- **EXERCISE DESCRIPTION**
Exactly the lines from the line containing "Emit a web page" through the line containing "const chartTitle = 'Торговые" are to be echoed, with both included and pictures left out.
═════ MATERIAL SHOWN ═════
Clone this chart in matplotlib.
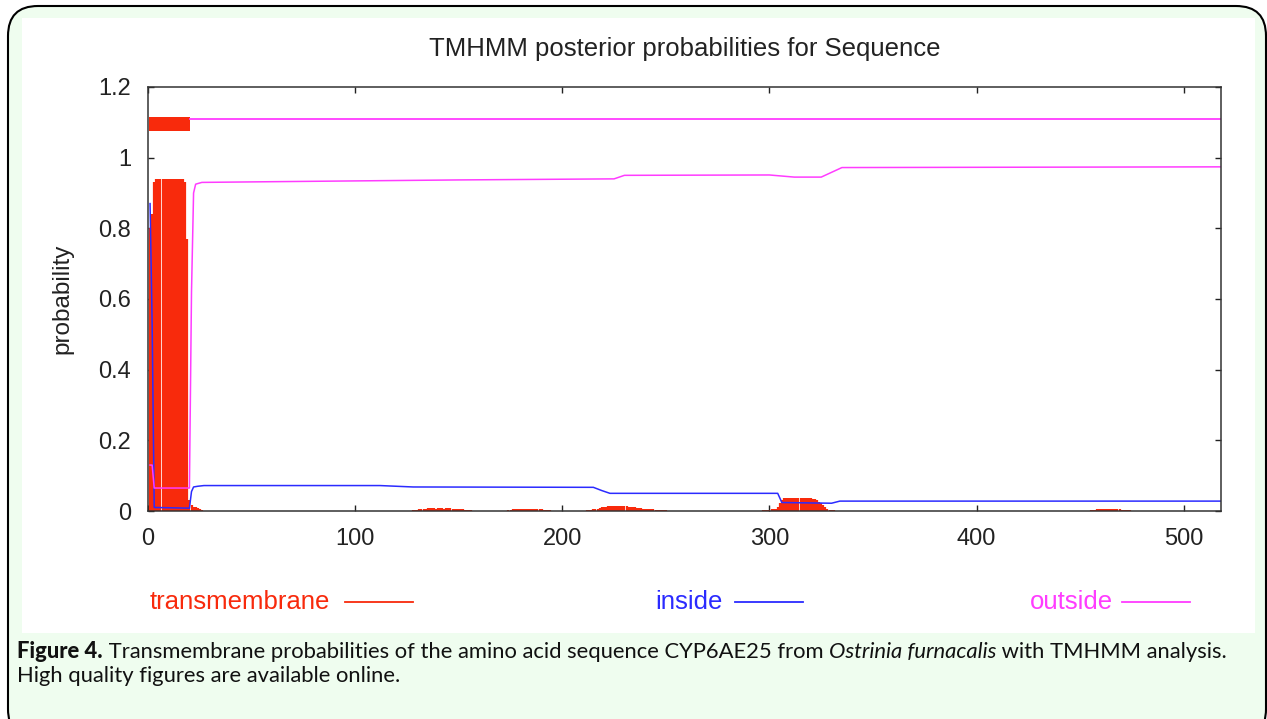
import matplotlib.pyplot as plt
import numpy as np
from matplotlib.patches import FancyBboxPatch, Rectangle
from matplotlib.ticker import FuncFormatter

# sequence length and predicted topology (segments of residues)
seq_len = 518
topology = [("transmembrane", 1, 20), ("outside", 21, 518)]

# transmembrane posterior probability, drawn as impulses
tm_res = list(range(1, 27))
tm_prob = [0.80, 0.84, 0.93, 0.94, 0.94, 0.94, 0.94, 0.94, 0.94, 0.94,
           0.94, 0.94, 0.94, 0.94, 0.94, 0.94, 0.94, 0.93, 0.77, 0.03,
           0.018, 0.012, 0.010, 0.008, 0.005, 0.003]

bump_a_res = list(range(128, 157))
bump_a = [0.002, 0.003, 0.004, 0.005, 0.006, 0.007, 0.007, 0.008, 0.008, 0.008,
          0.008, 0.007, 0.008, 0.008, 0.008, 0.007, 0.008, 0.008, 0.008, 0.007,
          0.007, 0.006, 0.006, 0.005, 0.005, 0.004, 0.004, 0.003, 0.002]
bump_b_res = list(range(174, 195))
bump_b = [0.003, 0.004, 0.005, 0.005, 0.005, 0.006, 0.005, 0.005, 0.005, 0.006,
          0.005, 0.005, 0.005, 0.006, 0.005, 0.005, 0.005, 0.004, 0.004, 0.003, 0.002]
bump_c_res = list(range(212, 251))
bump_c = [0.002, 0.003, 0.004, 0.005, 0.006, 0.007, 0.008, 0.010, 0.011, 0.012,
          0.013, 0.014, 0.014, 0.014, 0.013, 0.014, 0.014, 0.013, 0.014, 0.013,
          0.012, 0.011, 0.010, 0.010, 0.009, 0.008, 0.008, 0.007, 0.006, 0.006,
          0.005, 0.005, 0.005, 0.004, 0.004, 0.004, 0.004, 0.003, 0.002]
bump_d_res = list(range(297, 334))
bump_d = [0.003, 0.004, 0.004, 0.004, 0.005, 0.005, 0.006, 0.010, 0.022, 0.032,
          0.036, 0.037, 0.037, 0.036, 0.037, 0.038, 0.038, 0.037, 0.038, 0.038,
          0.037, 0.038, 0.037, 0.036, 0.035, 0.033, 0.030, 0.026, 0.022, 0.016,
          0.010, 0.006, 0.003, 0.002, 0.002, 0.001, 0.001]
bump_e_res = list(range(455, 475))
bump_e = [0.002, 0.003, 0.004, 0.005, 0.005, 0.006, 0.005, 0.005, 0.006, 0.005,
          0.005, 0.005, 0.006, 0.005, 0.005, 0.004, 0.004, 0.003, 0.003, 0.002]

# inside posterior probability (residue, value)
inside_res = [1, 2, 3, 20, 21, 22, 24, 27, 112, 128, 215, 219, 223, 304, 306, 330, 334, 518]
inside_prob = [0.87, 0.53, 0.01, 0.008, 0.055, 0.068, 0.070, 0.072, 0.072, 0.068,
               0.067, 0.058, 0.050, 0.050, 0.024, 0.022, 0.028, 0.028]

# outside posterior probability (residue, value)
outside_res = [1, 2, 3, 20, 21, 22, 23, 26, 60, 150, 225, 230, 300, 312, 325, 335, 518]
outside_prob = [0.13, 0.13, 0.065, 0.065, 0.62, 0.90, 0.925, 0.93, 0.932, 0.937,
                0.940, 0.950, 0.951, 0.945, 0.945, 0.972, 0.974]

RED = "#f82a0c"
BLUE = "#2b2bff"
MAGENTA = "#ff3cff"

W, H = 1267, 719
fig = plt.figure(figsize=(W / 100, H / 100), dpi=100)
fig.patch.set_facecolor("white")

# rounded green caption box and white picture area (pixel coords -> inches)
box = FancyBboxPatch((0.08, -0.2), 12.58, 7.33,
                     boxstyle="round,pad=0,rounding_size=0.3",
                     transform=fig.dpi_scale_trans, facecolor="#effdef",
                     edgecolor="black", linewidth=1.5, zorder=0)
fig.patches.append(box)
fig.patches.append(Rectangle((0.22, (H - 633) / 100), 12.33, 6.15,
                             transform=fig.dpi_scale_trans, facecolor="white",
                             edgecolor="none", zorder=1))

ax = fig.add_axes([148 / W, 1 - 511 / H, (1221 - 148) / W, (511 - 87) / H])
ax.set_facecolor("white")
ax.set_zorder(2)

font = "Liberation Sans"

# impulses for transmembrane probability
for r, p in [(tm_res, tm_prob), (bump_a_res, bump_a), (bump_b_res, bump_b),
             (bump_c_res, bump_c), (bump_d_res, bump_d), (bump_e_res, bump_e)]:
    ax.vlines(r, 0, p, color=RED, linewidth=1.6)

ax.plot(inside_res, inside_prob, color=BLUE, linewidth=1.1)
ax.plot(outside_res, outside_prob, color=MAGENTA, linewidth=1.1)

# predicted topology across the top
for kind, start, end in topology:
    if kind == "transmembrane":
        ax.fill_between([start - 0.5, end + 0.5], 1.075, 1.115, color=RED, linewidth=0)
    elif kind == "outside":
        ax.plot([start - 0.5, end], [1.11, 1.11], color=MAGENTA, linewidth=1.3)
    else:
        ax.plot([start - 0.5, end], [1.09, 1.09], color=BLUE, linewidth=1.3)

ax.set_xlim(0, seq_len)
ax.set_ylim(0, 1.2)
ax.set_xticks([0, 100, 200, 300, 400, 500])
ax.set_yticks([0, 0.2, 0.4, 0.6, 0.8, 1.0, 1.2])
ax.yaxis.set_major_formatter(FuncFormatter(lambda v, p: "%g" % v))
ax.tick_params(direction="in", length=4.5, width=1, top=True, right=True,
               labelsize=17, pad=12, colors="#222222")
for lab in ax.get_xticklabels() + ax.get_yticklabels():
    lab.set_fontfamily(font)
for sp in ax.spines.values():
    sp.set_linewidth(1.1)
    sp.set_color("#333333")

ax.set_title("TMHMM posterior probabilities for Sequence", fontsize=18.5,
             family=font, color="#222222", pad=22)
ax.set_ylabel("probability", fontsize=17.5, family=font, color="#222222", labelpad=18)

# legend row under the plot
legend_items = [("transmembrane", RED, 150, 345), ("inside", BLUE, 655, 735),
                ("outside", MAGENTA, 1030, 1122)]
for label, col, tx, lx in legend_items:
    fig.text(tx / W, 1 - 602 / H, label, color=col, fontsize=18.5, family=font,
             va="center", ha="left", zorder=3)
    fig.add_artist(plt.Line2D([lx / W, (lx + 68) / W], [1 - 602 / H, 1 - 602 / H],
                              color=col, linewidth=1.3, transform=fig.transFigure))

# caption
cap_font = "Lato"
cap_size = 15.8
renderer = fig.canvas.get_renderer()
parts = [("Figure 4.", "black", "normal"),
         (" Transmembrane probabilities of the amino acid sequence CYP6AE25 from ", "normal", "normal"),
         ("Ostrinia furnacalis", "normal", "italic"),
         (" with TMHMM analysis.", "normal", "normal")]
x = 17
y1 = 1 - 652 / H
for txt, wt, st in parts:
    t = fig.text(x / W, y1, txt, fontsize=cap_size, family=cap_font, weight=wt,
                 style=st, va="center", ha="left", color="#111111", zorder=3)
    x += t.get_window_extent(renderer).width
fig.text(17 / W, 1 - 676 / H, "High quality figures are available online.",
         fontsize=cap_size, family=cap_font, va="center", ha="left",
         color="#111111", zorder=3)

fig.savefig("out.png", dpi=100, facecolor="white")
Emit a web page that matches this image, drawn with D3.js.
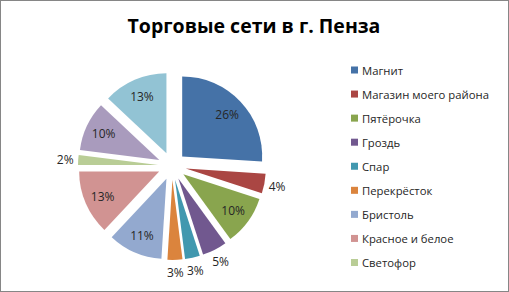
<!DOCTYPE html>
<html>
<head>
<meta charset="utf-8">
<script src="https://cdn.jsdelivr.net/npm/d3@7"></script>
<style>
    body { margin: 0; background: #fff; }
    text { font-family: "Open Sans", "Noto Sans", sans-serif; }
</style>
</head>
<body>
<svg id="chart" width="509" height="292"></svg>
<script>
// shares of each chain, percent (clockwise from 12 o'clock)
const shares = [26, 4, 10, 5, 3, 3, 11, 13, 2, 10, 13];
// legend only lists the first nine chains
const legendNames = ['Магнит', 'Магазин моего района', 'Пятёрочка', 'Гроздь', 'Спар',
    'Перекрёсток', 'Бристоль', 'Красное и белое', 'Светофор'];
const palette = ['#4572a7', '#aa4643', '#89a54e', '#71588f', '#4198af', '#db843d',
    '#93a9cf', '#d19392', '#b9cd96', '#a99bbd', '#92c3d4'];
const chartTitle = 'Торговые сети в г. Пенза';

const WIDTH = 509, HEIGHT = 292;
const CENTER = {x: 172, y: 166};
const RADIUS = 80;
const EXPLODE = 14;

const svg = d3.select('#chart');

// outer frame
svg.append('rect')
    .attr('x', 0.5).attr('y', 0.5)
    .attr('width', WIDTH - 1).attr('height', HEIGHT - 1)
    .attr('fill', '#fff')
    .attr('stroke', '#868686');

svg.append('text')
    .attr('x', 254)
    .attr('y', 33)
    .attr('text-anchor', 'middle')
    .attr('font-size', 19.5)
    .attr('font-weight', 'bold')
    .attr('fill', '#000')
    .text(chartTitle);

const pie = d3.pie().sort(null).value(d => d);
const arcs = pie(shares);
const arc = d3.arc().innerRadius(0).outerRadius(RADIUS);
const inLabel = d3.arc().innerRadius(RADIUS * 0.77).outerRadius(RADIUS * 0.77);
const outLabel = d3.arc().innerRadius(RADIUS + 13).outerRadius(RADIUS + 13);

// push every slice out along its middle angle
function offset(d) {
    const mid = (d.startAngle + d.endAngle) / 2;
    return [EXPLODE * Math.sin(mid), -EXPLODE * Math.cos(mid)];
}

const slices = svg.append('g')
    .attr('transform', `translate(${CENTER.x}, ${CENTER.y})`)
    .selectAll('g')
    .data(arcs)
    .join('g')
    .attr('transform', d => `translate(${offset(d)})`);

slices.append('path')
    .attr('d', arc)
    .attr('fill', (d, i) => palette[i]);

slices.append('text')
    .attr('transform', d => `translate(${(d.data < 6 ? outLabel : inLabel).centroid(d)})`)
    .attr('text-anchor', 'middle')
    .attr('dominant-baseline', 'central')
    .attr('font-size', 12)
    .attr('fill', '#262626')
    .text(d => d.data + '%');

// legend
const legendY = d3.scalePoint()
    .domain(legendNames)
    .range([70, 262.5]);

const legend = svg.append('g')
    .selectAll('g')
    .data(legendNames)
    .join('g')
    .attr('transform', d => `translate(351, ${legendY(d)})`);

legend.append('rect')
    .attr('x', 0).attr('y', -3.5)
    .attr('width', 7).attr('height', 7)
    .attr('fill', (d, i) => palette[i]);

legend.append('text')
    .attr('x', 11)
    .attr('dominant-baseline', 'central')
    .attr('font-size', 11.3)
    .attr('fill', '#262626')
    .text(d => d);
</script>
</body>
</html>
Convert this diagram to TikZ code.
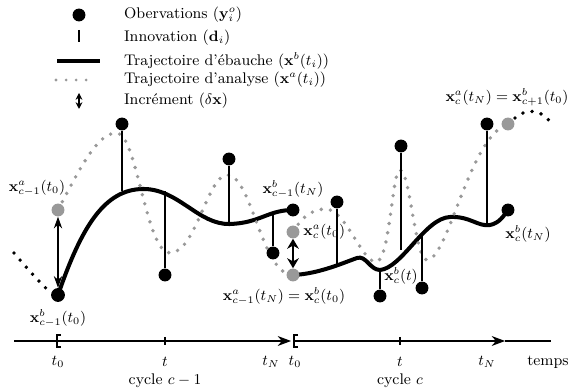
═════
- **RESULT OF THIS EXERCISE**
Emit a web page that matches this image, drawn with D3.js.
<!DOCTYPE html>
<html>
<head>
<meta charset="utf-8">
<script src="https://cdn.jsdelivr.net/npm/d3@7"></script>
<style>
    body { margin: 0; background: #fff; }
    text { font-family: "Open Sans", "Noto Sans", sans-serif; }
</style>
</head>
<body>
<svg id="chart" width="509" height="292"></svg>
<script>
// shares of each chain, percent (clockwise from 12 o'clock)
const shares = [26, 4, 10, 5, 3, 3, 11, 13, 2, 10, 13];
// legend only lists the first nine chains
const legendNames = ['Магнит', 'Магазин моего района', 'Пятёрочка', 'Гроздь', 'Спар',
    'Перекрёсток', 'Бристоль', 'Красное и белое', 'Светофор'];
const palette = ['#4572a7', '#aa4643', '#89a54e', '#71588f', '#4198af', '#db843d',
    '#93a9cf', '#d19392', '#b9cd96', '#a99bbd', '#92c3d4'];
const chartTitle = 'Торговые сети в г. Пенза';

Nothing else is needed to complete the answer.